* START Task material *

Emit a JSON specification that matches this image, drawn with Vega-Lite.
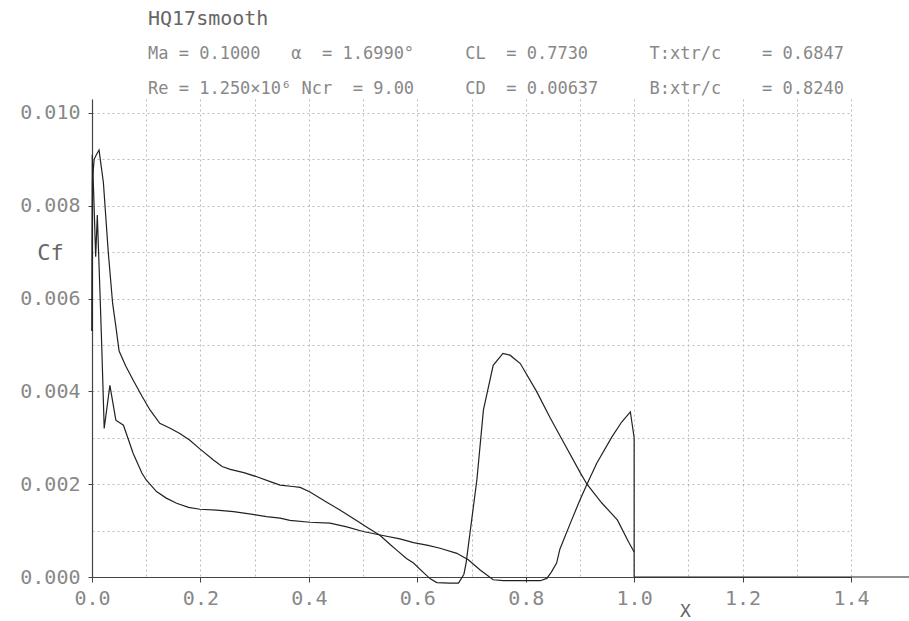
{
  "$schema": "https://vega.github.io/schema/vega-lite/v6.json",
  "width": 759,
  "height": 478,
  "autosize": {"type": "none"},
  "padding": {"left": 92, "top": 99, "right": 58, "bottom": 44},
  "background": "white",
  "config": {
    "view": {"stroke": null},
    "font": "DejaVu Sans Mono"
  },
  "title": {
    "text": "HQ17smooth",
    "subtitle": [
      "Ma = 0.1000\u00a0\u00a0\u00a0α\u00a0\u00a0= 1.6990°\u00a0\u00a0\u00a0\u00a0\u00a0CL\u00a0\u00a0= 0.7730\u00a0\u00a0\u00a0\u00a0\u00a0\u00a0T:xtr/c\u00a0\u00a0\u00a0\u00a0= 0.6847",
      "Re = 1.250×10⁶\u00a0Ncr\u00a0\u00a0= 9.00\u00a0\u00a0\u00a0\u00a0\u00a0CD\u00a0\u00a0= 0.00637\u00a0\u00a0\u00a0\u00a0\u00a0B:xtr/c\u00a0\u00a0\u00a0\u00a0= 0.8240"
    ],
    "anchor": "start",
    "frame": "group",
    "dx": 56,
    "offset": 2,
    "font": "DejaVu Sans Mono",
    "fontSize": 20,
    "fontWeight": "normal",
    "color": "#666666",
    "subtitleFont": "DejaVu Sans Mono",
    "subtitleFontSize": 17,
    "subtitleColor": "#888888",
    "subtitleLineHeight": 35,
    "subtitlePadding": 17
  },
  "data": {
    "values": [
      {"s": "top", "i": 0, "x": 0.0, "cf": 0.0053},
      {"s": "top", "i": 1, "x": 0.001, "cf": 0.0086},
      {"s": "top", "i": 2, "x": 0.004, "cf": 0.0090},
      {"s": "top", "i": 3, "x": 0.008, "cf": 0.0091},
      {"s": "top", "i": 4, "x": 0.013, "cf": 0.0092},
      {"s": "top", "i": 5, "x": 0.021, "cf": 0.0085},
      {"s": "top", "i": 6, "x": 0.030, "cf": 0.0070},
      {"s": "top", "i": 7, "x": 0.038, "cf": 0.0059},
      {"s": "top", "i": 8, "x": 0.044, "cf": 0.0054},
      {"s": "top", "i": 9, "x": 0.050, "cf": 0.00487},
      {"s": "top", "i": 10, "x": 0.062, "cf": 0.00455},
      {"s": "top", "i": 11, "x": 0.076, "cf": 0.00424},
      {"s": "top", "i": 12, "x": 0.092, "cf": 0.0039},
      {"s": "top", "i": 13, "x": 0.107, "cf": 0.0036},
      {"s": "top", "i": 14, "x": 0.125, "cf": 0.00331},
      {"s": "top", "i": 15, "x": 0.145, "cf": 0.0032},
      {"s": "top", "i": 16, "x": 0.162, "cf": 0.00309},
      {"s": "top", "i": 17, "x": 0.180, "cf": 0.00295},
      {"s": "top", "i": 18, "x": 0.200, "cf": 0.00275},
      {"s": "top", "i": 19, "x": 0.224, "cf": 0.00252},
      {"s": "top", "i": 20, "x": 0.240, "cf": 0.00238},
      {"s": "top", "i": 21, "x": 0.255, "cf": 0.00232},
      {"s": "top", "i": 22, "x": 0.280, "cf": 0.00225},
      {"s": "top", "i": 23, "x": 0.304, "cf": 0.00216},
      {"s": "top", "i": 24, "x": 0.330, "cf": 0.00205},
      {"s": "top", "i": 25, "x": 0.347, "cf": 0.00198},
      {"s": "top", "i": 26, "x": 0.370, "cf": 0.00195},
      {"s": "top", "i": 27, "x": 0.384, "cf": 0.00193},
      {"s": "top", "i": 28, "x": 0.402, "cf": 0.00183},
      {"s": "top", "i": 29, "x": 0.430, "cf": 0.00163},
      {"s": "top", "i": 30, "x": 0.458, "cf": 0.00144},
      {"s": "top", "i": 31, "x": 0.490, "cf": 0.0012},
      {"s": "top", "i": 32, "x": 0.510, "cf": 0.00105},
      {"s": "top", "i": 33, "x": 0.531, "cf": 0.0009},
      {"s": "top", "i": 34, "x": 0.550, "cf": 0.0007},
      {"s": "top", "i": 35, "x": 0.562, "cf": 0.00058},
      {"s": "top", "i": 36, "x": 0.580, "cf": 0.0004},
      {"s": "top", "i": 37, "x": 0.593, "cf": 0.0003},
      {"s": "top", "i": 38, "x": 0.610, "cf": 0.00011},
      {"s": "top", "i": 39, "x": 0.624, "cf": -0.00004},
      {"s": "top", "i": 40, "x": 0.636, "cf": -0.00012},
      {"s": "top", "i": 41, "x": 0.660, "cf": -0.00013},
      {"s": "top", "i": 42, "x": 0.676, "cf": -0.00013},
      {"s": "top", "i": 43, "x": 0.686, "cf": 0.00006},
      {"s": "top", "i": 44, "x": 0.690, "cf": 0.0003},
      {"s": "top", "i": 45, "x": 0.700, "cf": 0.0012},
      {"s": "top", "i": 46, "x": 0.710, "cf": 0.0021},
      {"s": "top", "i": 47, "x": 0.722, "cf": 0.0036},
      {"s": "top", "i": 48, "x": 0.740, "cf": 0.00456},
      {"s": "top", "i": 49, "x": 0.758, "cf": 0.00482},
      {"s": "top", "i": 50, "x": 0.771, "cf": 0.00478},
      {"s": "top", "i": 51, "x": 0.790, "cf": 0.0046},
      {"s": "top", "i": 52, "x": 0.820, "cf": 0.0040},
      {"s": "top", "i": 53, "x": 0.845, "cf": 0.00343},
      {"s": "top", "i": 54, "x": 0.870, "cf": 0.0029},
      {"s": "top", "i": 55, "x": 0.900, "cf": 0.00226},
      {"s": "top", "i": 56, "x": 0.913, "cf": 0.0020},
      {"s": "top", "i": 57, "x": 0.940, "cf": 0.0016},
      {"s": "top", "i": 58, "x": 0.969, "cf": 0.00123},
      {"s": "top", "i": 59, "x": 0.990, "cf": 0.00075},
      {"s": "top", "i": 60, "x": 1.000, "cf": 0.00054},
      {"s": "bot", "i": 0, "x": 0.0, "cf": 0.0053},
      {"s": "bot", "i": 1, "x": 0.0005, "cf": 0.0091},
      {"s": "bot", "i": 2, "x": 0.003, "cf": 0.0083},
      {"s": "bot", "i": 3, "x": 0.0068, "cf": 0.0069},
      {"s": "bot", "i": 4, "x": 0.0098, "cf": 0.0078},
      {"s": "bot", "i": 5, "x": 0.0148, "cf": 0.0061},
      {"s": "bot", "i": 6, "x": 0.018, "cf": 0.00496},
      {"s": "bot", "i": 7, "x": 0.0225, "cf": 0.0032},
      {"s": "bot", "i": 8, "x": 0.033, "cf": 0.00413},
      {"s": "bot", "i": 9, "x": 0.044, "cf": 0.00338},
      {"s": "bot", "i": 10, "x": 0.058, "cf": 0.00327},
      {"s": "bot", "i": 11, "x": 0.066, "cf": 0.0030},
      {"s": "bot", "i": 12, "x": 0.076, "cf": 0.00266},
      {"s": "bot", "i": 13, "x": 0.092, "cf": 0.00224},
      {"s": "bot", "i": 14, "x": 0.100, "cf": 0.00209},
      {"s": "bot", "i": 15, "x": 0.119, "cf": 0.00184},
      {"s": "bot", "i": 16, "x": 0.137, "cf": 0.0017},
      {"s": "bot", "i": 17, "x": 0.156, "cf": 0.00159},
      {"s": "bot", "i": 18, "x": 0.178, "cf": 0.0015},
      {"s": "bot", "i": 19, "x": 0.199, "cf": 0.00146},
      {"s": "bot", "i": 20, "x": 0.230, "cf": 0.00144},
      {"s": "bot", "i": 21, "x": 0.261, "cf": 0.00141},
      {"s": "bot", "i": 22, "x": 0.290, "cf": 0.00136},
      {"s": "bot", "i": 23, "x": 0.322, "cf": 0.0013},
      {"s": "bot", "i": 24, "x": 0.347, "cf": 0.00127},
      {"s": "bot", "i": 25, "x": 0.365, "cf": 0.00122},
      {"s": "bot", "i": 26, "x": 0.402, "cf": 0.00118},
      {"s": "bot", "i": 27, "x": 0.439, "cf": 0.00116},
      {"s": "bot", "i": 28, "x": 0.470, "cf": 0.00108},
      {"s": "bot", "i": 29, "x": 0.500, "cf": 0.00098},
      {"s": "bot", "i": 30, "x": 0.534, "cf": 0.0009},
      {"s": "bot", "i": 31, "x": 0.568, "cf": 0.00082},
      {"s": "bot", "i": 32, "x": 0.593, "cf": 0.00074},
      {"s": "bot", "i": 33, "x": 0.620, "cf": 0.00068},
      {"s": "bot", "i": 34, "x": 0.642, "cf": 0.00062},
      {"s": "bot", "i": 35, "x": 0.673, "cf": 0.00051},
      {"s": "bot", "i": 36, "x": 0.694, "cf": 0.00037},
      {"s": "bot", "i": 37, "x": 0.716, "cf": 0.00015},
      {"s": "bot", "i": 38, "x": 0.740, "cf": -0.00006},
      {"s": "bot", "i": 39, "x": 0.759, "cf": -0.00008},
      {"s": "bot", "i": 40, "x": 0.800, "cf": -0.00008},
      {"s": "bot", "i": 41, "x": 0.827, "cf": -0.00008},
      {"s": "bot", "i": 42, "x": 0.839, "cf": -0.00003},
      {"s": "bot", "i": 43, "x": 0.847, "cf": 0.0001},
      {"s": "bot", "i": 44, "x": 0.857, "cf": 0.0003},
      {"s": "bot", "i": 45, "x": 0.863, "cf": 0.0006},
      {"s": "bot", "i": 46, "x": 0.882, "cf": 0.00115},
      {"s": "bot", "i": 47, "x": 0.900, "cf": 0.00166},
      {"s": "bot", "i": 48, "x": 0.913, "cf": 0.0020},
      {"s": "bot", "i": 49, "x": 0.931, "cf": 0.00245},
      {"s": "bot", "i": 50, "x": 0.959, "cf": 0.00302},
      {"s": "bot", "i": 51, "x": 0.977, "cf": 0.00334},
      {"s": "bot", "i": 52, "x": 0.993, "cf": 0.00356},
      {"s": "bot", "i": 53, "x": 1.000, "cf": 0.0030},
      {"s": "bot", "i": 54, "x": 1.000, "cf": 0.0},
      {"s": "wake", "i": 0, "x": 1.000, "cf": 0.0},
      {"s": "wake", "i": 1, "x": 1.510, "cf": 0.0}
    ]
  },
  "mark": {"type": "line", "color": "#222222", "strokeWidth": 1.2, "clip": false},
  "encoding": {
    "x": {
      "field": "x",
      "type": "quantitative",
      "scale": {"domain": [0, 1.4], "nice": false, "zero": false},
      "axis": {
        "values": [0, 0.1, 0.2, 0.3, 0.4, 0.5, 0.6, 0.7, 0.8, 0.9, 1.0, 1.1, 1.2, 1.3, 1.4],
        "labelExpr": "round(datum.value*10) % 2 == 0 ? format(datum.value, '.1f') : ''",
        "grid": true,
        "gridColor": "#bbbbbb",
        "gridDash": [2, 3],
        "gridWidth": 1,
        "domainColor": "#444444",
        "domainWidth": 1.2,
        "tickColor": "#444444",
        "tickSize": 5,
        "tickOpacity": {"condition": {"test": "round(datum.value*10) % 2 == 0", "value": 1}, "value": 0},
        "labelFont": "DejaVu Sans Mono",
        "labelFontSize": 20,
        "labelColor": "#888888",
        "labelPadding": 6,
        "labelFlush": false,
        "labelOverlap": false,
        "title": "X",
        "titleFont": "DejaVu Sans Mono",
        "titleFontSize": 18,
        "titleFontWeight": "normal",
        "titleColor": "#666666",
        "titleX": 593,
        "titleY": 34,
        "titleAlign": "center",
        "titleBaseline": "middle"
      }
    },
    "y": {
      "field": "cf",
      "type": "quantitative",
      "scale": {"domain": [0, 0.0103], "nice": false, "zero": false},
      "axis": {
        "values": [0, 0.001, 0.002, 0.003, 0.004, 0.005, 0.006, 0.007, 0.008, 0.009, 0.010],
        "labelExpr": "round(datum.value*1000) % 2 == 0 ? format(datum.value, '.3f') : ''",
        "grid": true,
        "gridColor": "#bbbbbb",
        "gridDash": [2, 3],
        "gridWidth": 1,
        "domainColor": "#444444",
        "domainWidth": 1.2,
        "tickColor": "#444444",
        "tickSize": 4,
        "tickOpacity": {"condition": {"test": "round(datum.value*1000) % 2 == 0", "value": 1}, "value": 0},
        "labelFont": "DejaVu Sans Mono",
        "labelFontSize": 20,
        "labelColor": "#888888",
        "labelPadding": 8,
        "labelFlush": false,
        "labelOverlap": false,
        "title": "Cf",
        "titleFont": "DejaVu Sans Mono",
        "titleFontSize": 22,
        "titleFontWeight": "normal",
        "titleColor": "#666666",
        "titleAngle": 0,
        "titleX": -42,
        "titleY": 153,
        "titleAlign": "center",
        "titleBaseline": "middle"
      }
    },
    "detail": {"field": "s", "type": "nominal"},
    "order": {"field": "i", "type": "quantitative"}
  }
}
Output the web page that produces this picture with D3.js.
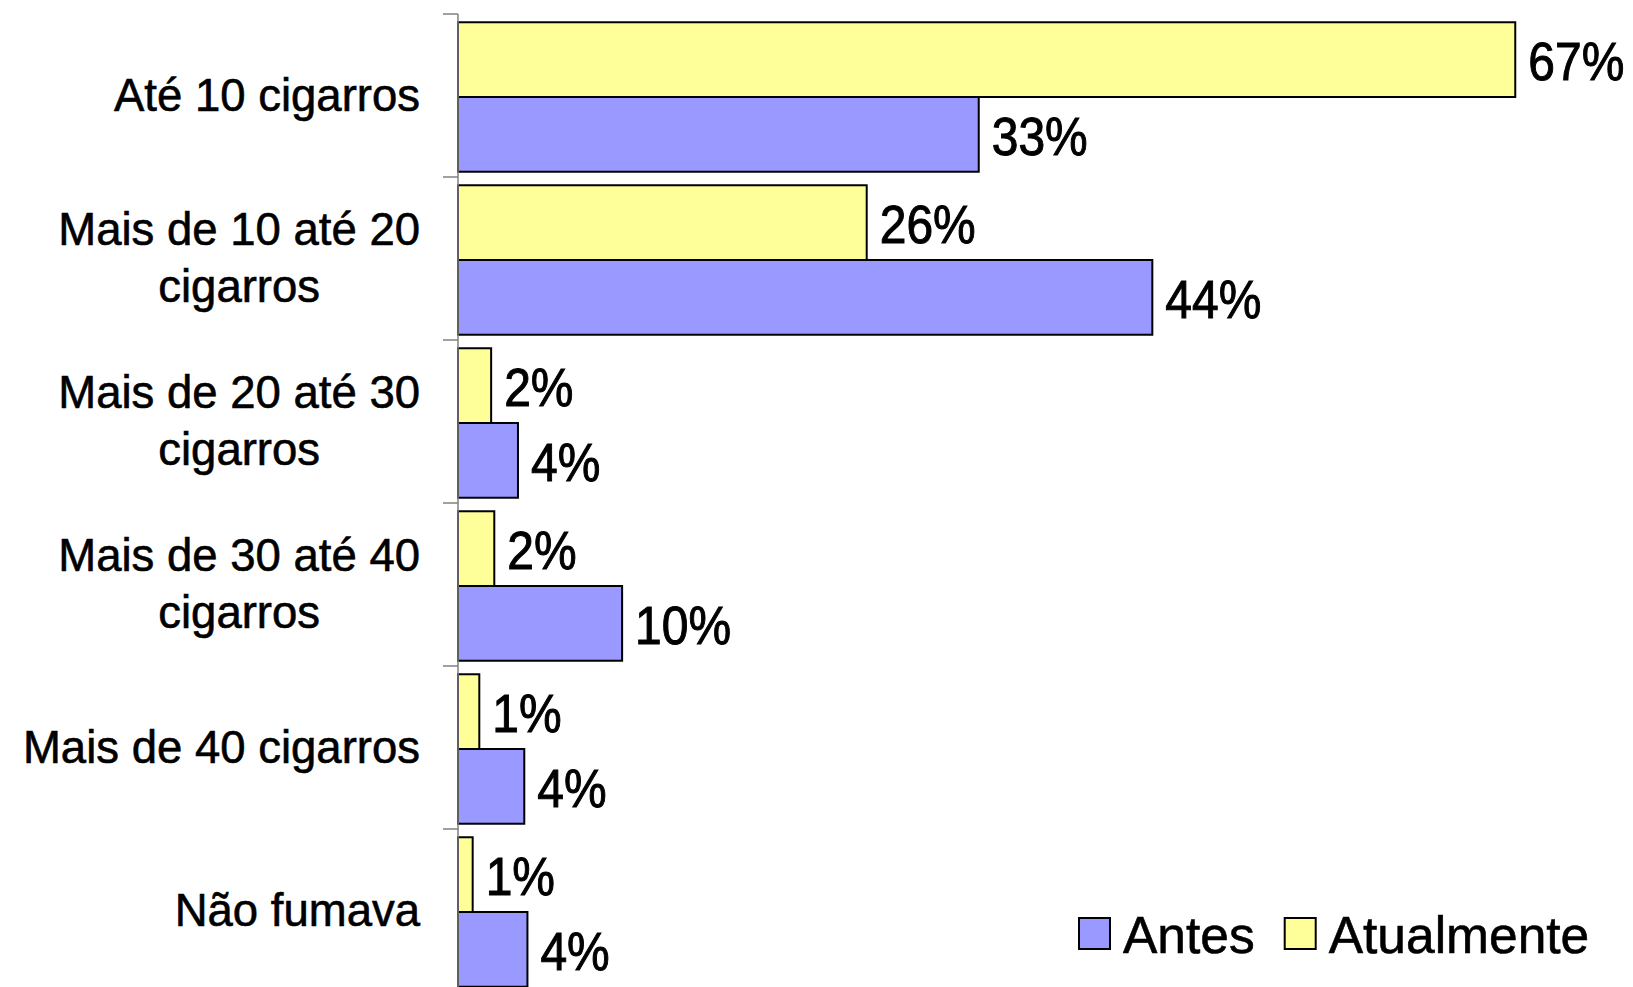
<!DOCTYPE html>
<html><head><meta charset="utf-8">
<script src="https://cdn.jsdelivr.net/npm/d3@7"></script>
<style>html,body{margin:0;padding:0;background:#fff;overflow:hidden}</style>
</head><body><svg id="chart" width="1633" height="987"></svg>
<script>
const categories = ["Até 10 cigarros", "Mais de 10 até 20\ncigarros", "Mais de 20 até 30\ncigarros", "Mais de 30 até 40\ncigarros", "Mais de 40 cigarros", "Não fumava"];
const seriesNames = ["Antes", "Atualmente"];
const antes = [33, 44, 3.8, 10.4, 4.2, 4.4];
const atualmente = [67, 25.9, 2.1, 2.3, 1.35, 0.93];
const seriesColors = ["#9999FF", "#FFFF99"];

const svg = d3.select("#chart");
const FONT = "'Liberation Sans', Arial, Helvetica, sans-serif";
const axisX = 458;
const step = 163;
const x = d3.scaleLinear().domain([0, 70]).range([axisX, axisX + 70 * 15.78]);
const yTicks = d3.scaleBand().domain(categories).range([14, 14 + categories.length * step]).padding(0);
const y = d3.scaleBand().domain(categories).range([15.5, 15.5 + categories.length * step])
  .paddingInner(0.083).paddingOuter(0.0415);
const yInner = d3.scaleBand().domain(["Atualmente", "Antes"]).range([0, y.bandwidth()]);
const color = d3.scaleOrdinal().domain(seriesNames).range(seriesColors);

const data = [];
categories.forEach((c, i) => {
  data.push({cat: c, s: "Atualmente", v: atualmente[i]});
  data.push({cat: c, s: "Antes", v: antes[i]});
});

// bars
svg.append("g").selectAll("rect").data(data).join("rect")
  .attr("x", x(0))
  .attr("y", d => y(d.cat) + yInner(d.s))
  .attr("width", d => x(d.v) - x(0))
  .attr("height", yInner.bandwidth())
  .attr("fill", d => color(d.s))
  .attr("stroke", "#000")
  .attr("stroke-width", 2);

// axis line and ticks
const axis = svg.append("g");
axis.append("line").attr("x1", axisX).attr("x2", axisX)
  .attr("y1", yTicks.range()[0]).attr("y2", yTicks.range()[1])
  .attr("stroke", "#808080").attr("stroke-width", 1.5);
const tickPos = categories.map(c => yTicks(c)).concat([yTicks.range()[1]]);
axis.selectAll("line.tick").data(tickPos).join("line").attr("class", "tick")
  .attr("x1", axisX - 15).attr("x2", axisX)
  .attr("y1", d => d).attr("y2", d => d)
  .attr("stroke", "#808080").attr("stroke-width", 1.5);

// category labels
const lh = 56.4;
categories.forEach(c => {
  const lines = c.split("\n");
  const t = svg.append("text").attr("font-family", FONT).attr("font-size", 45.5).attr("fill", "#000")
    .attr("stroke", "#000").attr("stroke-width", 0.6)
    .attr("text-anchor", "middle");
  const center = yTicks(c) + yTicks.bandwidth() / 2;
  const tsp = lines.map((ln, j) => t.append("tspan").text(ln)
    .attr("y", center - (lines.length - 1) * lh / 2 + j * lh + 15));
  const maxW = d3.max(tsp, s => s.node().getComputedTextLength());
  tsp.forEach(s => s.attr("x", 420 - maxW / 2));
});

// value labels
svg.append("g").selectAll("text").data(data).join("text")
  .attr("transform", d => `translate(${x(d.v) + 13},${y(d.cat) + yInner(d.s) + yInner.bandwidth() / 2 + 1.5}) scale(1,1.12)`)
  .attr("dy", "0.358em")
  .attr("font-family", FONT).attr("font-size", 48).attr("fill", "#000")
  .attr("stroke", "#000").attr("stroke-width", 0.9)
  .text(d => Math.round(d.v) + "%");

// legend
const leg = svg.append("g");
let lx = 1079;
seriesNames.forEach(s => {
  leg.append("rect").attr("x", lx).attr("y", 918).attr("width", 31).attr("height", 31)
    .attr("fill", color(s)).attr("stroke", "#000").attr("stroke-width", 2);
  const t = leg.append("text").attr("x", lx + 44).attr("y", 953)
    .attr("font-family", FONT).attr("font-size", 51.5).attr("fill", "#000")
    .attr("stroke", "#000").attr("stroke-width", 0.6).text(s);
  lx = lx + 44 + t.node().getComputedTextLength() + 30;
});
</script></body></html>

* END Task material *

- [Task statement]:
From the listing above, pick out every line containing "that".

- [Task solution]:
Emit a JSON specification that matches this image, drawn with Vega-Lite.
Output the web page that produces this picture with D3.js.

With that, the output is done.